Morning: Woke up with my dog scratching at my face and whining because she had to pee. Throw on robe, walk her outside and let her do her business before feeding her a bowl of Pedigree Puppy dry food (That I did not organically harvest). Come back in, spend the next thirty minutes repinning everything I see on Pinterest. Decide to go for a walk in our woods, so I put on an old UGA tshirt, a hoodie that’s a size too small for me and brown leggings under my black yoga pants so the squirrel don’t see my butt through the holes. Walk through our woods and up and down our street twice while listening to the Disney Pandora station. In total, I walk almost three miles. Come back in and yell at dog for pulling out trash again. And again. And again. AND AGAIN. DAMN YOU, PENNY.

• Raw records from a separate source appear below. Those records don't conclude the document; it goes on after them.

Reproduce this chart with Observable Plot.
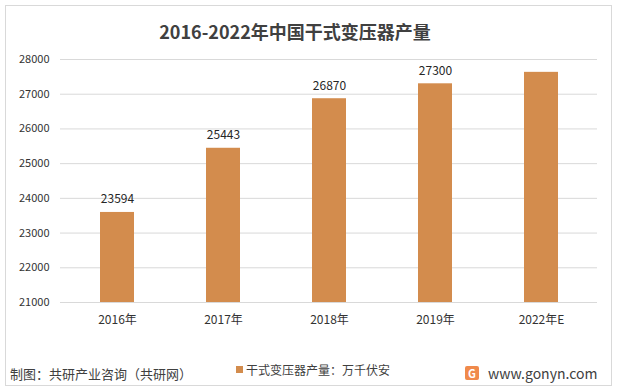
<!DOCTYPE html>
<html><head><meta charset="utf-8">
<script src="https://cdn.jsdelivr.net/npm/d3@7"></script>
<script src="https://cdn.jsdelivr.net/npm/@observablehq/plot@0.6"></script>
<style>
body{margin:0;background:#fff;font-family:"Microsoft YaHei","Noto Sans CJK SC",sans-serif;}
#wrap{position:relative;width:617px;height:391px;overflow:hidden;}
#frame{position:absolute;left:5px;top:5px;width:605px;height:379px;border:1px solid #d9d9d9;}
#title{position:absolute;left:0;width:590px;top:18px;text-align:center;font-size:18px;font-weight:bold;color:#404040;}
#src{position:absolute;left:10px;top:364px;font-size:13px;color:#404040;}
#leg{position:absolute;left:236px;top:361px;font-size:12px;color:#404040;display:flex;align-items:center;}
#leg span.sw{display:inline-block;width:7px;height:7px;background:#D38C4D;margin-right:3px;}
#site{position:absolute;left:465px;top:363px;font-size:14px;color:#404040;display:flex;align-items:center;}
#logo{width:14px;height:14px;background:#f08a4b;border-radius:2px;margin-right:9px;color:#fff;font-size:11px;font-weight:bold;text-align:center;line-height:14px;}
svg{position:absolute;left:0;top:0;}
</style></head><body>
<div id="wrap"><div id="frame"></div><div id="chart"></div>
<div id="title">2016-2022年中国干式变压器产量</div>
<div id="leg"><span class="sw"></span>干式变压器产量：万千伏安</div>
<div id="src">制图：共研产业咨询（共研网）</div>
<div id="site"><div id="logo">G</div>www.gonyn.com</div>
</div>
<script>
const years = ["2016年","2017年","2018年","2019年","2022年E"];
const values = [23594, 25443, 26870, 27300, 27630];
const showLabel = [true, true, true, true, false];
const yTicks = [21000,22000,23000,24000,25000,26000,27000,28000];
const data = years.map((y,i)=>({year:y, value:values[i], label:showLabel[i]?String(values[i]):""}));
const color = "#D38C4D";
const plot = Plot.plot({
  width:617, height:391,
  marginTop:59, marginBottom:89, marginLeft:60, marginRight:20,
  style:{fontFamily:"'Microsoft YaHei','Noto Sans CJK SC',sans-serif", fontSize:"11px", color:"#333", background:"transparent"},
  x:{domain:years, paddingInner:0.68, paddingOuter:0.36, label:null, tickSize:0, tickPadding:13},
  y:{domain:[21000,28000], ticks:yTicks, label:null, tickSize:0, tickPadding:11, tickFormat:d=>String(d)},
  marks:[
    Plot.gridY(yTicks,{stroke:"#d9d9d9", strokeOpacity:1, strokeWidth:1}),
    Plot.barY(data,{x:"year", y1:21000, y2:"value", fill:color}),
    Plot.axisX({tickSize:0, tickPadding:13, fontSize:12, label:null}),
    Plot.text(data,{x:"year", y:"value", text:"label", dy:-13, fill:"#262626", fontSize:12})
  ]
});
document.getElementById("chart").appendChild(plot);
</script>
</body></html>
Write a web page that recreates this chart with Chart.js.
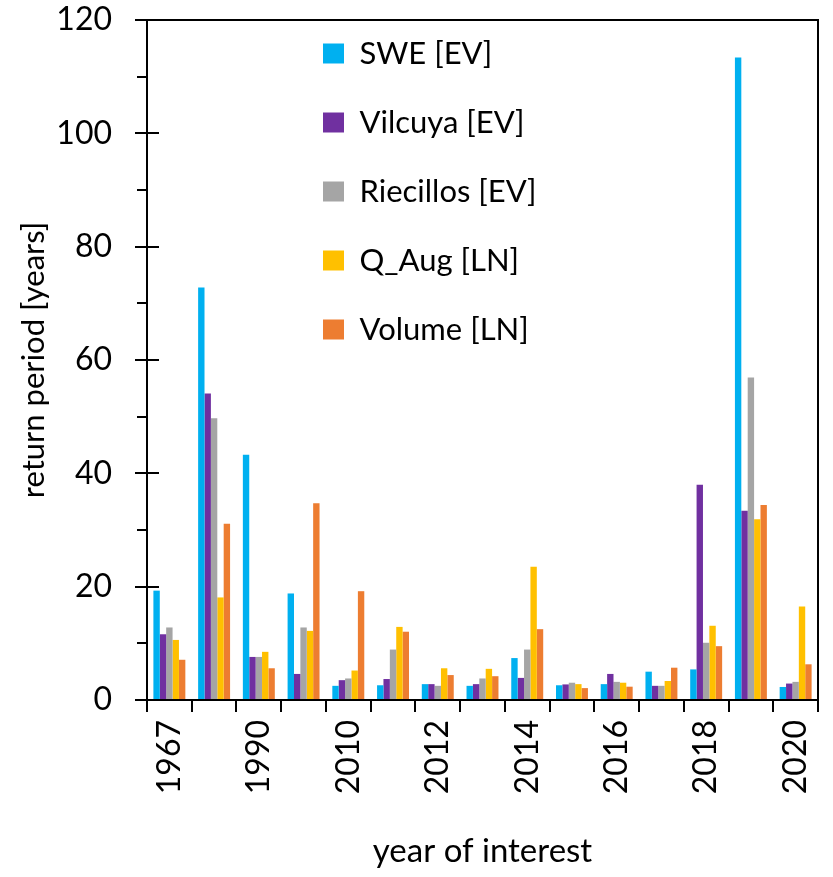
<!DOCTYPE html>
<html>
<head>
<meta charset="utf-8">
<title>Return periods by year of interest</title>
<script src="https://cdn.jsdelivr.net/npm/chart.js@4/dist/chart.umd.min.js"></script>
<style>
  html, body { margin: 0; padding: 0; background: #fff; }
  #wrap { width: 833px; height: 877px; }
</style>
</head>
<body>
<div id="wrap"><canvas id="chart" width="833" height="877"></canvas></div>
<script>
// Years of interest (every other one is labelled on the axis)
const years = ['1967', '1968', '1990', '1996', '2010', '2011', '2012', '2013',
               '2014', '2015', '2016', '2017', '2018', '2019', '2020'];

// Return periods [years]
const sweEV       = [19.3, 72.8, 43.3, 18.8, 2.5, 2.6, 2.8, 2.5, 7.4, 2.6, 2.8, 5.0, 5.4, 113.4, 2.3];
const vilcuyaEV   = [11.6, 54.1, 7.6, 4.6, 3.5, 3.7, 2.8, 2.8, 3.9, 2.75, 4.6, 2.5, 38.0, 33.4, 2.9];
const riecillosEV = [12.8, 49.7, 7.6, 12.8, 3.8, 8.9, 2.5, 3.8, 8.9, 3.05, 3.2, 2.5, 10.1, 56.9, 3.2];
const qAugLN      = [10.6, 18.1, 8.5, 12.2, 5.2, 12.9, 5.6, 5.5, 23.5, 2.8, 3.05, 3.35, 13.1, 31.9, 16.5];
const volumeLN    = [7.1, 31.1, 5.6, 34.7, 19.2, 12.05, 4.4, 4.2, 12.5, 2.1, 2.35, 5.7, 9.5, 34.4, 6.3];

const seriesNames = ['SWE [EV]', 'Vilcuya [EV]', 'Riecillos [EV]', 'Q_Aug [LN]', 'Volume [LN]'];
const seriesColors = ['#00B0F0', '#7030A0', '#A5A5A5', '#FFC000', '#ED7D31'];

// y axis: labelled every 20, minor marks every 5
const yMax = 120;
const yMajorStep = 20;
const yMinorStep = 5;

const FONT = 'Lato';
Chart.defaults.font.family = FONT;
Chart.defaults.color = '#000';

const seriesValues = [sweEV, vilcuyaEV, riecillosEV, qAugLN, volumeLN];
const datasets = seriesNames.map((name, i) => ({
  label: name,
  data: seriesValues[i],
  backgroundColor: seriesColors[i],
  borderColor: seriesColors[i],
  borderWidth: 0,
  categoryPercentage: 5 / 7,
  barPercentage: 1.0
}));

// Legend column position inside the plot area
const LEGEND_BOX_X = 323;
const LEGEND_TOP = 0;

// Frame along the top/right of the plot area and the long major ticks on y
const frameAndTicks = {
  id: 'frameAndTicks',
  afterLayout(chart) {
    const lg = chart.legend;
    if (lg) {
      const pad = lg.options.labels.padding;
      lg.left = LEGEND_BOX_X - pad;
      lg.top = LEGEND_TOP;
    }
  },
  afterDraw(chart) {
    const { ctx, chartArea: a, scales: { y } } = chart;
    ctx.save();
    ctx.strokeStyle = '#000';
    ctx.lineWidth = 2;
    ctx.beginPath();
    ctx.moveTo(a.left, a.top);
    ctx.lineTo(a.right, a.top);
    ctx.lineTo(a.right, a.bottom);
    ctx.stroke();
    ctx.beginPath();
    for (let v = 0; v <= yMax; v += yMajorStep) {
      const py = Math.round(y.getPixelForValue(v));
      ctx.moveTo(a.left - 12, py);
      ctx.lineTo(a.left + 12, py);
    }
    ctx.stroke();
    ctx.restore();
  }
};

new Chart(document.getElementById('chart'), {
  type: 'bar',
  data: { labels: years, datasets },
  options: {
    responsive: false,
    animation: false,
    layout: { padding: { top: 20, right: 15, left: 0, bottom: 0 } },
    plugins: {
      tooltip: { enabled: false },
      legend: {
        position: 'chartArea',
        fullSize: false,
        align: 'start',
        labels: {
          boxWidth: 21,
          boxHeight: 20,
          padding: 38,
          color: '#000',
          font: { family: FONT, size: 31 }
        }
      }
    },
    scales: {
      x: {
        offset: true,
        grid: {
          offset: true,
          drawOnChartArea: false,
          drawTicks: true,
          tickLength: 12,
          color: '#000',
          lineWidth: 2
        },
        border: { display: true, color: '#000', width: 2 },
        ticks: {
          autoSkip: false,
          minRotation: 90,
          maxRotation: 90,
          padding: 8,
          color: '#000',
          font: { family: FONT, size: 32 },
          callback: function (value, index) {
            return index % 2 === 0 ? this.getLabelForValue(value) : '';
          }
        },
        title: {
          display: true,
          text: 'year of interest',
          color: '#000',
          font: { family: FONT, size: 33 },
          padding: { top: 0, bottom: 6 }
        },
        afterFit: (scale) => {
          scale.height = 177;
          scale.paddingLeft = 0;
          scale.paddingRight = 0;
        }
      },
      y: {
        min: 0,
        max: yMax,
        grid: {
          drawOnChartArea: false,
          drawTicks: true,
          tickLength: 10,
          color: '#000',
          lineWidth: 2
        },
        border: { display: true, color: '#000', width: 2 },
        ticks: {
          stepSize: yMinorStep,
          padding: 25,
          color: '#000',
          font: { family: FONT, size: 32 },
          callback: (v) => (v % yMajorStep === 0 ? String(v) : '')
        },
        title: {
          display: true,
          text: 'return period [years]',
          color: '#000',
          font: { family: FONT, size: 31 },
          padding: { top: 15, bottom: 0 }
        },
        afterFit: (scale) => {
          scale.width = 147;
          scale.paddingTop = 0;
          scale.paddingBottom = 0;
        }
      }
    }
  },
  plugins: [frameAndTicks]
});
</script>
</body>
</html>
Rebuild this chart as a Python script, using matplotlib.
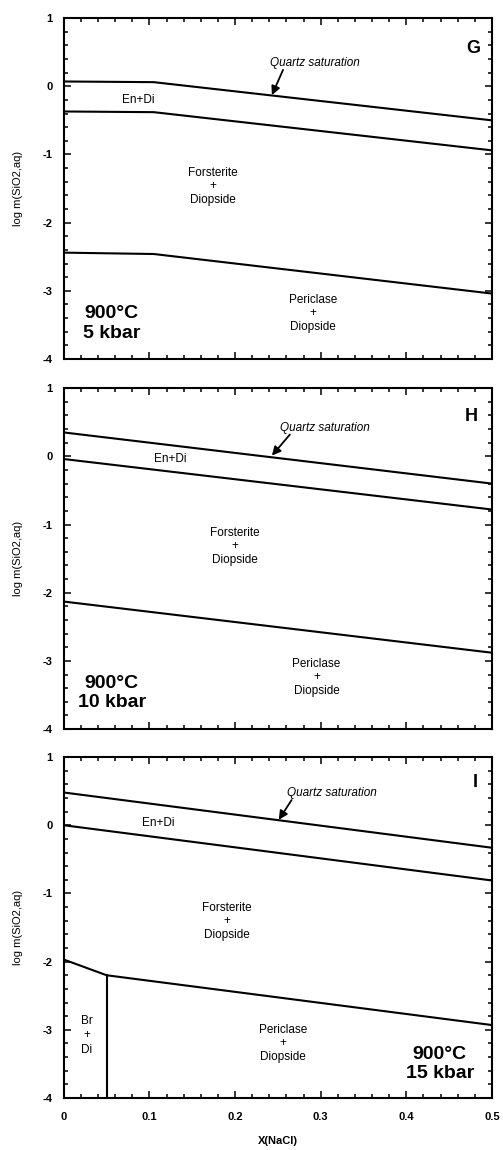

Afternoon: Unload dishwasher and then reload it with all the stinky Tupperware from my “clean out the fridge” adventure. Sit down a dozen times to try and write, but get distracted by either a) the dog, b) my Valentine’s Day chocolate or c) my lack of talent because ALL OF THIS SUCKS and I’ll never be able to write again EVER. Must medicate with chocolate. Watch an episode of “Full House”. Marvel at John Stamos. Watch some “Roseanne”. Refresh Facebook. Why isn’t anyone posting anything? Are they too busy being PRODUCTIVE? Send off a writing invoice. YAY. I did some work. Clean up puppy pee. Talk to my sister on the phone, make plans to bum around Target on Monday. Watch the video “Ghetto Mom gets Tased by Security Guard” she sent me because the mom has a kindergartner in my sister’s school. Read every single interview on So, How Was Your Day? Feel all snarky. Write this blog post. Hear dog in trash. Scream from across the house and hear her stop (Ah, victory). Then watch her walk past the door with a styrofoam plate in her mouth.
Evening: Not here yet… but I can promise you I WILL BE PRODUCTIVE.
You’re totally motivated now, right? Tomorrow, I will have a day worthy of “So, How Was Your Day?”
Although if you ask me, it’s just another day in paradise.
Anyone want to ask me three random questions? Time for all you lurkers to de-lurk, I say. I KNOW YOU’RE HERE. I’ve got site stats, yo. I see you come every day and I’d love to know who’s out there.
I know. I never comment on other blogs either. Too busy watching 90s sitcom reruns.